• The data
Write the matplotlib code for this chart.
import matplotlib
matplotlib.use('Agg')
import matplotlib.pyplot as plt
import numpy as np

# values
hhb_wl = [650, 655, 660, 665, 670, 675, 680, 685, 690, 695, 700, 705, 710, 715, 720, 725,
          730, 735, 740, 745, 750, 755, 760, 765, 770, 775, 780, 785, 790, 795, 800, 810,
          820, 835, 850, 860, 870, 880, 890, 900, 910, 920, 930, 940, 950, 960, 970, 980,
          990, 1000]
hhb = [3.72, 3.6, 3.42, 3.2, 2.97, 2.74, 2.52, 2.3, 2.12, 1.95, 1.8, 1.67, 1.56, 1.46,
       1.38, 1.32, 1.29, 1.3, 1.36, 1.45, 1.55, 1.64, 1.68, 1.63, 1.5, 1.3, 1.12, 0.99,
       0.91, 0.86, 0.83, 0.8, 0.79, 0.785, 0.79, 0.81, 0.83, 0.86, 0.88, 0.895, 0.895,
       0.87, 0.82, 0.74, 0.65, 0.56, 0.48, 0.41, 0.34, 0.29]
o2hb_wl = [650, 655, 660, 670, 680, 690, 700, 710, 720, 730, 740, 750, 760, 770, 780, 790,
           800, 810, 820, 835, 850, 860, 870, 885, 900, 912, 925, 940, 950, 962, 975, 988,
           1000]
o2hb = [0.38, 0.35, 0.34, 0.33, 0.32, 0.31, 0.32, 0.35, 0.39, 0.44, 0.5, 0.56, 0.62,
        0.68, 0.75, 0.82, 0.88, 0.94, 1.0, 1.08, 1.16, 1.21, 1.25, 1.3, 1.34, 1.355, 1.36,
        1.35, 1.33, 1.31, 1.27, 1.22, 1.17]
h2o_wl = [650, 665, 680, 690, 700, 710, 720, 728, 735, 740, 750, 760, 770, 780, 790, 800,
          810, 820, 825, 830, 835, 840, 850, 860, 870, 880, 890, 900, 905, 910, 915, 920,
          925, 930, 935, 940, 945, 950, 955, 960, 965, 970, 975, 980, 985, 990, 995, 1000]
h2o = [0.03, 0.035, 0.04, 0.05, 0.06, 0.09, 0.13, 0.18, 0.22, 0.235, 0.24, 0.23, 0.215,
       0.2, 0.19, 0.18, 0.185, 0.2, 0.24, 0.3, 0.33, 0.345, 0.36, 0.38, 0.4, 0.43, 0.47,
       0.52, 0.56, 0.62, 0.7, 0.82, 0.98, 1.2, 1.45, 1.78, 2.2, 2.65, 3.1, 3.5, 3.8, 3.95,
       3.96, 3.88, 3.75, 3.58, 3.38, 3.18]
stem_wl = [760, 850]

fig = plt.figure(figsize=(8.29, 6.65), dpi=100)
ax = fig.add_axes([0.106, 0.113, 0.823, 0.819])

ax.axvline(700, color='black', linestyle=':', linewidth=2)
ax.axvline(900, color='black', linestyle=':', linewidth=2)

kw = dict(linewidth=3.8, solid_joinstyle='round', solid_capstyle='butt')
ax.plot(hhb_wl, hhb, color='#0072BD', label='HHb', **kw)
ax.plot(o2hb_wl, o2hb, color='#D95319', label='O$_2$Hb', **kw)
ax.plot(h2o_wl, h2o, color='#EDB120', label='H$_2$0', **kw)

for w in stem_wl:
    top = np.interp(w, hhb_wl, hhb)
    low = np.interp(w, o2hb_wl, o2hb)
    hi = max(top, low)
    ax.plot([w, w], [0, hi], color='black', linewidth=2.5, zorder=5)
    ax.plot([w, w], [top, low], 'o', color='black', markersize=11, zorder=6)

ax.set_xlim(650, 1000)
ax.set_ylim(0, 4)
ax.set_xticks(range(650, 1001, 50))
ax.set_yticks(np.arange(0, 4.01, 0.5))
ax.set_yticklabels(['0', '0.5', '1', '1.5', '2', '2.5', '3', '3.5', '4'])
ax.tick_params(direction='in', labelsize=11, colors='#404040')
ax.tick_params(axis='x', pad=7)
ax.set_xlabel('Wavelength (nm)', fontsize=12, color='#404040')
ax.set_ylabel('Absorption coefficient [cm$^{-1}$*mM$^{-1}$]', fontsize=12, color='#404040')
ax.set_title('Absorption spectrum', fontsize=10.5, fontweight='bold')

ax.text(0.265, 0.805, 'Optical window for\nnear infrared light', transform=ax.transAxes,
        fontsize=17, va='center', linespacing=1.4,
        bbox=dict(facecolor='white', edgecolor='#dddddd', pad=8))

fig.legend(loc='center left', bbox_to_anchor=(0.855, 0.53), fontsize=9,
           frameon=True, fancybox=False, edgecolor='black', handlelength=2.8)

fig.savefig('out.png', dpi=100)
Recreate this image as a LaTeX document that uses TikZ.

• Request
Exactly reproduce every line of the records.

• Finished task
Write the matplotlib code for this chart.
import matplotlib
matplotlib.use('Agg')
import matplotlib.pyplot as plt
import numpy as np

# values
hhb_wl = [650, 655, 660, 665, 670, 675, 680, 685, 690, 695, 700, 705, 710, 715, 720, 725,
          730, 735, 740, 745, 750, 755, 760, 765, 770, 775, 780, 785, 790, 795, 800, 810,
          820, 835, 850, 860, 870, 880, 890, 900, 910, 920, 930, 940, 950, 960, 970, 980,
          990, 1000]
hhb = [3.72, 3.6, 3.42, 3.2, 2.97, 2.74, 2.52, 2.3, 2.12, 1.95, 1.8, 1.67, 1.56, 1.46,
       1.38, 1.32, 1.29, 1.3, 1.36, 1.45, 1.55, 1.64, 1.68, 1.63, 1.5, 1.3, 1.12, 0.99,
       0.91, 0.86, 0.83, 0.8, 0.79, 0.785, 0.79, 0.81, 0.83, 0.86, 0.88, 0.895, 0.895,
       0.87, 0.82, 0.74, 0.65, 0.56, 0.48, 0.41, 0.34, 0.29]
o2hb_wl = [650, 655, 660, 670, 680, 690, 700, 710, 720, 730, 740, 750, 760, 770, 780, 790,
           800, 810, 820, 835, 850, 860, 870, 885, 900, 912, 925, 940, 950, 962, 975, 988,
           1000]
o2hb = [0.38, 0.35, 0.34, 0.33, 0.32, 0.31, 0.32, 0.35, 0.39, 0.44, 0.5, 0.56, 0.62,
        0.68, 0.75, 0.82, 0.88, 0.94, 1.0, 1.08, 1.16, 1.21, 1.25, 1.3, 1.34, 1.355, 1.36,
        1.35, 1.33, 1.31, 1.27, 1.22, 1.17]
h2o_wl = [650, 665, 680, 690, 700, 710, 720, 728, 735, 740, 750, 760, 770, 780, 790, 800,
          810, 820, 825, 830, 835, 840, 850, 860, 870, 880, 890, 900, 905, 910, 915, 920,
          925, 930, 935, 940, 945, 950, 955, 960, 965, 970, 975, 980, 985, 990, 995, 1000]
h2o = [0.03, 0.035, 0.04, 0.05, 0.06, 0.09, 0.13, 0.18, 0.22, 0.235, 0.24, 0.23, 0.215,
       0.2, 0.19, 0.18, 0.185, 0.2, 0.24, 0.3, 0.33, 0.345, 0.36, 0.38, 0.4, 0.43, 0.47,
       0.52, 0.56, 0.62, 0.7, 0.82, 0.98, 1.2, 1.45, 1.78, 2.2, 2.65, 3.1, 3.5, 3.8, 3.95,
       3.96, 3.88, 3.75, 3.58, 3.38, 3.18]
stem_wl = [760, 850]

fig = plt.figure(figsize=(8.29, 6.65), dpi=100)
ax = fig.add_axes([0.106, 0.113, 0.823, 0.819])

ax.axvline(700, color='black', linestyle=':', linewidth=2)
ax.axvline(900, color='black', linestyle=':', linewidth=2)

kw = dict(linewidth=3.8, solid_joinstyle='round', solid_capstyle='butt')
ax.plot(hhb_wl, hhb, color='#0072BD', label='HHb', **kw)
ax.plot(o2hb_wl, o2hb, color='#D95319', label='O$_2$Hb', **kw)
ax.plot(h2o_wl, h2o, color='#EDB120', label='H$_2$0', **kw)

for w in stem_wl:
    top = np.interp(w, hhb_wl, hhb)
    low = np.interp(w, o2hb_wl, o2hb)
    hi = max(top, low)
    ax.plot([w, w], [0, hi], color='black', linewidth=2.5, zorder=5)
    ax.plot([w, w], [top, low], 'o', color='black', markersize=11, zorder=6)

ax.set_xlim(650, 1000)
ax.set_ylim(0, 4)
ax.set_xticks(range(650, 1001, 50))
ax.set_yticks(np.arange(0, 4.01, 0.5))
ax.set_yticklabels(['0', '0.5', '1', '1.5', '2', '2.5', '3', '3.5', '4'])
ax.tick_params(direction='in', labelsize=11, colors='#404040')
ax.tick_params(axis='x', pad=7)
ax.set_xlabel('Wavelength (nm)', fontsize=12, color='#404040')
ax.set_ylabel('Absorption coefficient [cm$^{-1}$*mM$^{-1}$]', fontsize=12, color='#404040')
ax.set_title('Absorption spectrum', fontsize=10.5, fontweight='bold')

ax.text(0.265, 0.805, 'Optical window for\nnear infrared light', transform=ax.transAxes,
        fontsize=17, va='center', linespacing=1.4,
        bbox=dict(facecolor='white', edgecolor='#dddddd', pad=8))

fig.legend(loc='center left', bbox_to_anchor=(0.855, 0.53), fontsize=9,
           frameon=True, fancybox=False, edgecolor='black', handlelength=2.8)

fig.savefig('out.png', dpi=100)
Recreate this image as a LaTeX document that uses TikZ.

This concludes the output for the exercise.